[Items listed in a dataset]

* begin *

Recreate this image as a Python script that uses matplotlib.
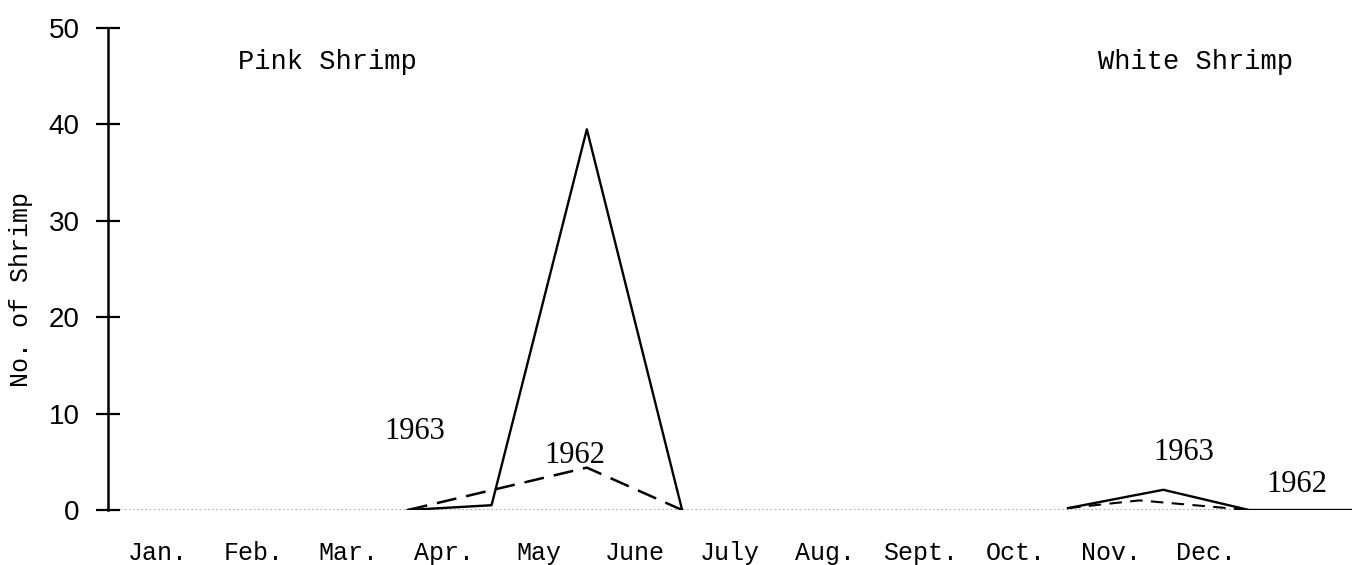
import matplotlib
matplotlib.use("Agg")
import matplotlib.pyplot as plt

# months on the x axis (Jan = 0)
months = ['Jan.', 'Feb.', 'Mar.', 'Apr.', 'May', 'June', 'July',
          'Aug.', 'Sept.', 'Oct.', 'Nov.', 'Dec.']

# pink shrimp
pink_x_1963 = [2.62, 3.5, 4.5, 5.5]
pink_1963 = [0, 0.5, 39.5, 0]
pink_x_1962 = [2.62, 4.5, 5.5]
pink_1962 = [0, 4.4, 0]

# white shrimp
white_x_1963 = [9.55, 10.55, 11.45, 12.6]
white_1963 = [0.2, 2.1, 0, 0]
white_x_1962 = [9.55, 10.3, 11.45]
white_1962 = [0.2, 1.0, 0]

yticks = [0, 10, 20, 30, 40, 50]

mono = 'Liberation Mono'

fig = plt.figure(figsize=(13.52, 5.65), dpi=100)
ax = fig.add_axes([0.0799, 0.0973, 0.9201, 0.853])

# faint dotted baseline
ax.axhline(0, color='#9a9a9a', lw=1.2, ls=(0, (1, 1.5)), zorder=1)

ax.plot(pink_x_1963, pink_1963, color='black', lw=1.7, zorder=3)
ax.plot(pink_x_1962, pink_1962, color='black', lw=1.8, dashes=(8, 4), zorder=3)
ax.plot(white_x_1963, white_1963, color='black', lw=1.7, zorder=3)
ax.plot(white_x_1962, white_1962, color='black', lw=1.5, dashes=(6, 4), zorder=3)

ax.set_xlim(-0.525, 12.53)
ax.set_ylim(0, 50)

for s in ['top', 'right', 'bottom']:
    ax.spines[s].set_visible(False)
ax.spines['left'].set_linewidth(1.8)
ax.spines['left'].set_bounds(0, 50)

ax.set_yticks(yticks)
ax.set_yticklabels([str(v) for v in yticks], fontfamily='Liberation Sans', fontsize=20)
ax.tick_params(axis='y', direction='inout', length=17, width=1.6, pad=12)

ax.set_xticks(range(len(months)))
ax.set_xticklabels(months, fontfamily=mono, fontsize=18)
ax.tick_params(axis='x', length=0, pad=22)

fig.text(21 / 1352, 0.487, 'No. of Shrimp', rotation=90, ha='center', va='center',
         fontfamily=mono, fontsize=18)

ax.text(0.84, 46.5, 'Pink Shrimp', fontfamily=mono, fontsize=19.5, va='center', ha='left')
ax.text(11.91, 46.5, 'White Shrimp', fontfamily=mono, fontsize=19.5, va='center', ha='right')

ax.text(2.69, 8.1, '1963', fontfamily='Liberation Serif', fontsize=22, ha='center', va='center')
ax.text(4.37, 5.7, '1962', fontfamily='Liberation Serif', fontsize=22, ha='center', va='center')
ax.text(10.77, 6.0, '1963', fontfamily='Liberation Serif', fontsize=22, ha='center', va='center')
ax.text(11.95, 2.6, '1962', fontfamily='Liberation Serif', fontsize=22, ha='center', va='center')

fig.savefig('out.png', dpi=100)
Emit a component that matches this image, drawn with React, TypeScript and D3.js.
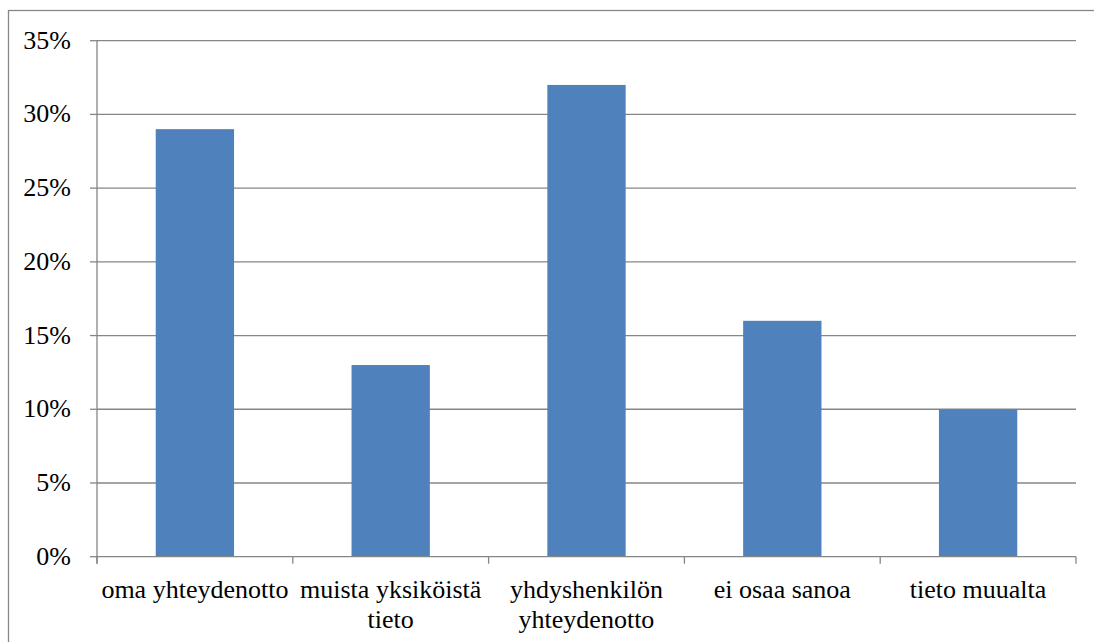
import React from "react";
import * as d3 from "d3";

const categories = [
  "oma yhteydenotto",
  "muista yksiköistä tieto",
  "yhdyshenkilön yhteydenotto",
  "ei osaa sanoa",
  "tieto muualta",
];
const values = [29, 13, 32, 16, 10];
const yTicks = [0, 5, 10, 15, 20, 25, 30, 35];

const W = 1094;
const H = 642;
const FONT = "Liberation Serif";
const FS = 26;

// approximate wrap width using a Times-like average glyph width
function wrap(text: string, maxW: number): string[] {
  const cw = FS * 0.42;
  const words = text.split(" ");
  const lines: string[] = [];
  let cur = "";
  for (const w of words) {
    const t = cur ? cur + " " + w : w;
    if (t.length * cw > maxW && cur) {
      lines.push(cur);
      cur = w;
    } else cur = t;
  }
  if (cur) lines.push(cur);
  return lines;
}

export default function App() {
  const left = 97;
  const right = 1076;
  const top = 40.7;
  const bottom = 556.7;

  const x = d3
    .scaleBand<string>()
    .domain(categories)
    .range([left, right])
    .paddingInner(0.6)
    .paddingOuter(0.3);
  const y = d3.scaleLinear().domain([0, 35]).range([bottom, top]);
  const step = x.step();
  const boundaries = d3.range(categories.length + 1).map((i) => left + i * step);
  const wrapped = categories.map((c) => wrap(c, step));

  const gridColor = "#868686";
  const textStyle = { fontFamily: FONT, fontSize: FS };

  return (
    <svg width={W} height={H} style={{ position: "absolute", left: 0, top: 0 }}>
      <rect x={8.5} y={10.5} width={W + 20} height={H + 20} fill="#fff" stroke="#878787" strokeWidth={1.3} />
      {yTicks.map((t) => (
        <g key={t}>
          {t > 0 && (
            <line x1={left} x2={right} y1={y(t)} y2={y(t)} stroke={gridColor} strokeWidth={1.3} />
          )}
          <line x1={left - 7} x2={left} y1={y(t)} y2={y(t)} stroke={gridColor} strokeWidth={1.3} />
          <text x={71} y={y(t) + 8} textAnchor="end" style={textStyle} fill="#000">
            {t}%
          </text>
        </g>
      ))}
      {categories.map((c, i) => (
        <rect
          key={c}
          x={x(c)!}
          y={y(values[i])}
          width={x.bandwidth()}
          height={y(0) - y(values[i])}
          fill="#4F81BD"
        />
      ))}
      <line x1={left} x2={left} y1={top} y2={bottom + 7} stroke={gridColor} strokeWidth={1.3} />
      <line x1={left} x2={right} y1={bottom} y2={bottom} stroke={gridColor} strokeWidth={1.3} />
      {boundaries.map((b, i) => (
        <line key={i} x1={b} x2={b} y1={bottom} y2={bottom + 7} stroke={gridColor} strokeWidth={1.3} />
      ))}
      {categories.map((c, i) => (
        <text key={c} textAnchor="middle" style={textStyle} fill="#000">
          {wrapped[i].map((l, j) => (
            <tspan key={j} x={x(c)! + x.bandwidth() / 2} y={598 + j * 29.5}>
              {l}
            </tspan>
          ))}
        </text>
      ))}
    </svg>
  );
}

* end *

# Request:
Retype the records above word for word, from their first line through the line containing "length=17, width=1.6, pad=12)", and leave out every picture.

# Response:
Recreate this image as a Python script that uses matplotlib.
import matplotlib
matplotlib.use("Agg")
import matplotlib.pyplot as plt

# months on the x axis (Jan = 0)
months = ['Jan.', 'Feb.', 'Mar.', 'Apr.', 'May', 'June', 'July',
          'Aug.', 'Sept.', 'Oct.', 'Nov.', 'Dec.']

# pink shrimp
pink_x_1963 = [2.62, 3.5, 4.5, 5.5]
pink_1963 = [0, 0.5, 39.5, 0]
pink_x_1962 = [2.62, 4.5, 5.5]
pink_1962 = [0, 4.4, 0]

# white shrimp
white_x_1963 = [9.55, 10.55, 11.45, 12.6]
white_1963 = [0.2, 2.1, 0, 0]
white_x_1962 = [9.55, 10.3, 11.45]
white_1962 = [0.2, 1.0, 0]

yticks = [0, 10, 20, 30, 40, 50]

mono = 'Liberation Mono'

fig = plt.figure(figsize=(13.52, 5.65), dpi=100)
ax = fig.add_axes([0.0799, 0.0973, 0.9201, 0.853])

# faint dotted baseline
ax.axhline(0, color='#9a9a9a', lw=1.2, ls=(0, (1, 1.5)), zorder=1)

ax.plot(pink_x_1963, pink_1963, color='black', lw=1.7, zorder=3)
ax.plot(pink_x_1962, pink_1962, color='black', lw=1.8, dashes=(8, 4), zorder=3)
ax.plot(white_x_1963, white_1963, color='black', lw=1.7, zorder=3)
ax.plot(white_x_1962, white_1962, color='black', lw=1.5, dashes=(6, 4), zorder=3)

ax.set_xlim(-0.525, 12.53)
ax.set_ylim(0, 50)

for s in ['top', 'right', 'bottom']:
    ax.spines[s].set_visible(False)
ax.spines['left'].set_linewidth(1.8)
ax.spines['left'].set_bounds(0, 50)

ax.set_yticks(yticks)
ax.set_yticklabels([str(v) for v in yticks], fontfamily='Liberation Sans', fontsize=20)
ax.tick_params(axis='y', direction='inout', length=17, width=1.6, pad=12)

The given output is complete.